Craig: Yes, it’s true, so far, most of the artists whose work we publish have passed on to their well-deserved rewards in that Great Studio in the Sky.
We did have the pleasure of working on a previous Yoe book with the hilarious cartoonist and writer Jack Mendelsohn who’s alive and kickin’ at 88 1/2 when we did the collection of the delightful vintage strip Jacky’s Diary about a little kid who draws his own comic adventures.
I’ve been in touch with Steve when assembling our Ditko collections. He has little interest in his past work. He’s concentrating on the fascinating current comics he writes and draws. Steve did tell me, “Keep on doing what you’re doing!” and I’m thrilled to do that. Steve Ditko is our greatest living mainstream comic-book artist. I wouldn’t be in comics if not for what he and Stan Lee created that got me so psyched about the medium!
Dan: What’s your favorite volume or series so far? Mine’s easily Weird Love. My God, does that crack me up.
Craig: Great—or weird—minds think alike! Weird Love is my favorite project we work on! Most old romance comics were filled with pedestrian stuff but in Weird Love we print the craziest, most bizarro, off-the wall stories of the 1940s through 1960s from that genre!

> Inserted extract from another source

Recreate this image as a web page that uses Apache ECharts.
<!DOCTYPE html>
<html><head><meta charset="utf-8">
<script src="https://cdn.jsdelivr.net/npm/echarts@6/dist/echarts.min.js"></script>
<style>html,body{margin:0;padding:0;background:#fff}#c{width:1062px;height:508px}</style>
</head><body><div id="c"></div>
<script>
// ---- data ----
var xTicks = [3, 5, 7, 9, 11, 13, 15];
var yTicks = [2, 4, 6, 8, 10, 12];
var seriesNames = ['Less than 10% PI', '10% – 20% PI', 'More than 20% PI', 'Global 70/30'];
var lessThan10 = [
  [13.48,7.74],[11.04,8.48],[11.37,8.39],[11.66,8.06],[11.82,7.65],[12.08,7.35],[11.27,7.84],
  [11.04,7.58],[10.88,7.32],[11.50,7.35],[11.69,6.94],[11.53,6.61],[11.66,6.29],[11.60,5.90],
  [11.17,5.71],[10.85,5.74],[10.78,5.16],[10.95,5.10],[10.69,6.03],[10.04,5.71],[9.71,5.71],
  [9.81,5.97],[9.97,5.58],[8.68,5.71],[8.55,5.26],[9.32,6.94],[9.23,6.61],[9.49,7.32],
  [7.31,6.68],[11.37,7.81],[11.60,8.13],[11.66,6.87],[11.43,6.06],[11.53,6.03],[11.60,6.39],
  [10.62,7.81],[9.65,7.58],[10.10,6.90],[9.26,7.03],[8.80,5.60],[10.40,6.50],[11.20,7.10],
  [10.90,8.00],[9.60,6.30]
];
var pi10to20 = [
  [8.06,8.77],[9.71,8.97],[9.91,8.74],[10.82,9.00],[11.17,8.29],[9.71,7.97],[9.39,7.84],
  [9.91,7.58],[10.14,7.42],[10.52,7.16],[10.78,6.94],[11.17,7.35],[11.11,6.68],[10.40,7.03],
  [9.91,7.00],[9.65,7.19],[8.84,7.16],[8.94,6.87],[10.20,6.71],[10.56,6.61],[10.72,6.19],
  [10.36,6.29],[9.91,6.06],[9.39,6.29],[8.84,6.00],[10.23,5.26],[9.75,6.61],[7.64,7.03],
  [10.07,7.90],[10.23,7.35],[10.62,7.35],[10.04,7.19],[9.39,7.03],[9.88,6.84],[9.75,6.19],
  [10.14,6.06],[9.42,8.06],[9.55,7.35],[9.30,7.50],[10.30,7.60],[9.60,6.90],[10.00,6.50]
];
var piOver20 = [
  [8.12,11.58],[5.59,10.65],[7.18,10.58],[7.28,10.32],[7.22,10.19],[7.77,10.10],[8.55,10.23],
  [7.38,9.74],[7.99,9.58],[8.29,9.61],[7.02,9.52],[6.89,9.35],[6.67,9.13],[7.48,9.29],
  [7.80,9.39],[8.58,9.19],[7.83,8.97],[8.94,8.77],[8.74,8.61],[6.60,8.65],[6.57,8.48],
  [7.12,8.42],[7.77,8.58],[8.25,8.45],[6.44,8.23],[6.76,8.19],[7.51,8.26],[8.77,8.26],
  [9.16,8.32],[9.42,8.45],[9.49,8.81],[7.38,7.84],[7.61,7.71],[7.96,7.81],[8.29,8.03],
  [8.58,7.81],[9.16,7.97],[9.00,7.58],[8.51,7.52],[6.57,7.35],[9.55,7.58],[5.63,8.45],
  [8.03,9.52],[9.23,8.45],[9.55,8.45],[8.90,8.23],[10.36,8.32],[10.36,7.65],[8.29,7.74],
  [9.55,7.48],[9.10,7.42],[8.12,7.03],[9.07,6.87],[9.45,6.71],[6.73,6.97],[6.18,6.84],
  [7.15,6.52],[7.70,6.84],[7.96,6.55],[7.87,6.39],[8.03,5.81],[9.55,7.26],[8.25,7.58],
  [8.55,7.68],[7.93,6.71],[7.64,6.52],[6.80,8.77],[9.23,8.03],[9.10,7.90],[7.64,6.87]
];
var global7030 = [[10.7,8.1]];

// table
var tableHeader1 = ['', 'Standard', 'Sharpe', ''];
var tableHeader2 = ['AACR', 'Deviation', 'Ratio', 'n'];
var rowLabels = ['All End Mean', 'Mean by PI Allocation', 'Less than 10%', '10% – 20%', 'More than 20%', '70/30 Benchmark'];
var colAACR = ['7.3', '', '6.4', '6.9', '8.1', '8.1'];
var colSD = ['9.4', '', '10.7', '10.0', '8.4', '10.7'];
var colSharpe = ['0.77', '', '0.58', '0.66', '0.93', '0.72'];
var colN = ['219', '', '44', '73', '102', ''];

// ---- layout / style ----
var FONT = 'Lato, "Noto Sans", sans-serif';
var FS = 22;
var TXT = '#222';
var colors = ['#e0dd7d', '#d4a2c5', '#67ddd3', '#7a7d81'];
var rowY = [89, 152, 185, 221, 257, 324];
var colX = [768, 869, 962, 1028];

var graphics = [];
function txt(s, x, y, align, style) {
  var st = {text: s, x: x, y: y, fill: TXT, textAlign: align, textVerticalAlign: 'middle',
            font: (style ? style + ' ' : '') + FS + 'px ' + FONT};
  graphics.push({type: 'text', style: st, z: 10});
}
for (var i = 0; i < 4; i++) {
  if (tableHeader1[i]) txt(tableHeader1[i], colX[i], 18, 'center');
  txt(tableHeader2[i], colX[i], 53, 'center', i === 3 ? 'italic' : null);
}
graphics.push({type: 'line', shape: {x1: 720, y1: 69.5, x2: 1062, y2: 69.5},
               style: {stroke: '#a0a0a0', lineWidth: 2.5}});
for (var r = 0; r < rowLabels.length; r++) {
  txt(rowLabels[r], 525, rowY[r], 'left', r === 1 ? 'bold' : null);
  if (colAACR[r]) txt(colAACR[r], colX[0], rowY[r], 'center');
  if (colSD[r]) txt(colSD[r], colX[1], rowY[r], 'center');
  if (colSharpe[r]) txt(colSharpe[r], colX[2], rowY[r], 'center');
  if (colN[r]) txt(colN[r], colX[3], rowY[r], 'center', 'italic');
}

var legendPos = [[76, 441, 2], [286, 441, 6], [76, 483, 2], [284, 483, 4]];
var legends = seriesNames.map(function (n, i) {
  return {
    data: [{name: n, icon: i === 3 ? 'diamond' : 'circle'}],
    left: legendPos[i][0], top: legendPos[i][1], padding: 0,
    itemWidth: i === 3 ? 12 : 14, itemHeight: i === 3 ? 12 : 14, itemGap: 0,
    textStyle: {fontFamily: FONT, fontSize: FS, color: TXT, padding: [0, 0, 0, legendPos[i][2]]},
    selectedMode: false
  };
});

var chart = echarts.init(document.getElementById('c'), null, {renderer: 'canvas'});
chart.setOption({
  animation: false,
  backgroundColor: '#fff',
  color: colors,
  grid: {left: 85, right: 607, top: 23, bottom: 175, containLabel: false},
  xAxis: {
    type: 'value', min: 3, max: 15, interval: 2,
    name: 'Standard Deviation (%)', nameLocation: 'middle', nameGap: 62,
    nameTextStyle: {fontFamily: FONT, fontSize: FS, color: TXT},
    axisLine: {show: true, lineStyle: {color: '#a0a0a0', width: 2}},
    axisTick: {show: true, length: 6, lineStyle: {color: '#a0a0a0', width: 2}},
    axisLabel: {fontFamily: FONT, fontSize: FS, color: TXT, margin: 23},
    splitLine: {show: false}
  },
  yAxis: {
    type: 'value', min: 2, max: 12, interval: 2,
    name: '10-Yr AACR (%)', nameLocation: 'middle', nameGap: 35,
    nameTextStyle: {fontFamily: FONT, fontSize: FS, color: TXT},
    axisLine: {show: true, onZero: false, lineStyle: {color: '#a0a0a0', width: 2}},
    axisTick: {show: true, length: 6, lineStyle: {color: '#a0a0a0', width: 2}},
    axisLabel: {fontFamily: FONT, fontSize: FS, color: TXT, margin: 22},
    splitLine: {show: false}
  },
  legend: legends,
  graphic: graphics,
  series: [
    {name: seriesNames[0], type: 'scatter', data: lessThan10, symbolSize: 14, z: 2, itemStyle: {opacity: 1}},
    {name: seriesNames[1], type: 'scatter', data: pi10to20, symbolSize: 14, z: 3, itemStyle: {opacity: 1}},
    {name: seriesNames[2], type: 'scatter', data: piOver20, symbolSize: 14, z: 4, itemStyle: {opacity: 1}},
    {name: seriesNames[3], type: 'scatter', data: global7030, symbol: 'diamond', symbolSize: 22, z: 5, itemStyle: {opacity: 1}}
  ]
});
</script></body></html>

Romance comics are largely undocumented so I’m always shocked to discover tales like “I Fell For A Commie” to “Too Fat To Frug!” and it’s a blast to share them! We have had a tremendous reaction about Weird Love from both guy and gal comic-book fans. I was worried neither would be interested in this title but the enthusiasm has been across the board. Weird Love has been a very popular hit with droves of comic-shop owners, readers and critics of every sex and sensibility! I guess you and I aren’t the only ones—there’s a lot of people out there that like their love and comics weird!
Dan: Name your white whales, the books you’ve wanted to do but haven’t been able to for whatever reason.
Craig: Besides Golden Age and beyond comic creators, I like their predecessors, Victorian age cartoonists. We have found a way to make things like romance comics accessible and appeal to today’s comic readers but I haven’t figured out an angle for the turn-of-the-century material. I haven’t given up!
DC and Marvel have incredible libraries of non-superhero comics. I appreciate superhero comics as much as the next nerd but they certainly get their due and I’d love to assemble volumes of some of the wonderful humor or horror work from those two publishers, for them to publish or as Yoe Books/IDW volumes.
You never know, though, what we at Yoe Books/IDW are going to do. In addition to pleasuring our beloved readers, my partner Clizia Gussoni and the IDW team behind us get off on pleasing and surprising ourselves!
PART 2: GREG GOLDSTEIN
Dan: Beyond IDW’s Artist’s Editions and the Artifact Editions, you also obviously have the Yoe Books imprint as well.
Greg: Yeah. I’ve known Craig Yoe for 20 years and, in that period, whenever I’ve seen or spoken to Craig, he told me about this idea he had for a book. … And he’d always have an idea for a book and he’d tell me why it would be a good idea and invariably I’d agree with him, or 90 percent of the time. I’d say, “Yeah that IS a great idea for a book!” … Essentially, the creation of the imprint came from a conversation that Craig and I had which was that, “I do! I DO like your ideas.” They’re very diverse… I thought they’d be great and Ted Adams thought they’d be great, you know, Editorial thought they’d be great, and now five, six years later, we still feel that way.
So you got the first really comprehensive book on the work of Milt Gross in the Yoe library, which is actually two books—one is his lost graphic novel, Milt Gross’ New York. We’ve done that. We did a bunch of great super high-quality books on Steve Ditko. Craig’s done a bunch of things…He LOVES kids’ comics! Craig did a bunch of wonderful kids’ books (like) The Golden Treasury of Klassic Krazy Kool Kids Komics.
Craig’s also interested in finding great artists where we’re not familiar with their work because it’s not their conventional work. He did a Frazetta book but it’s funny animals, he’s done a Carl Barks—stories that are not ducks. It was called Barney Bear. He’s done a lot of interesting takes on things. He’s got Walt Kelly’s Fairy Tales coming up. Of course, Walt Kelly created Pogo but Walt had done other comic work and this is the first comprehensive reprinting of that material.
Dan: My favorite of that entire line is Weird Love, which cracks me up every time I see it. I just think it was a brilliant idea to do it. I think it’s great and I’m glad to see that it’s still going.
Greg: Craig will often present me ideas that are both unconventional and unconventionally presented. He was talking to me about a romance comic one day and I was intrigued and then he told me, “I’m gonna find the weirdest stories and the most bizarre representations of that genre.”
We’ve been very successful with it but I’m still waiting for that giant Hot Topic order to come or one of those obvious chains where we’d do sort of a paperback version or a mini-book or something!
I give these comics to some of my friends who are not comic-book readers and I love to get their take on them. I invariably get great reactions from Weird Love.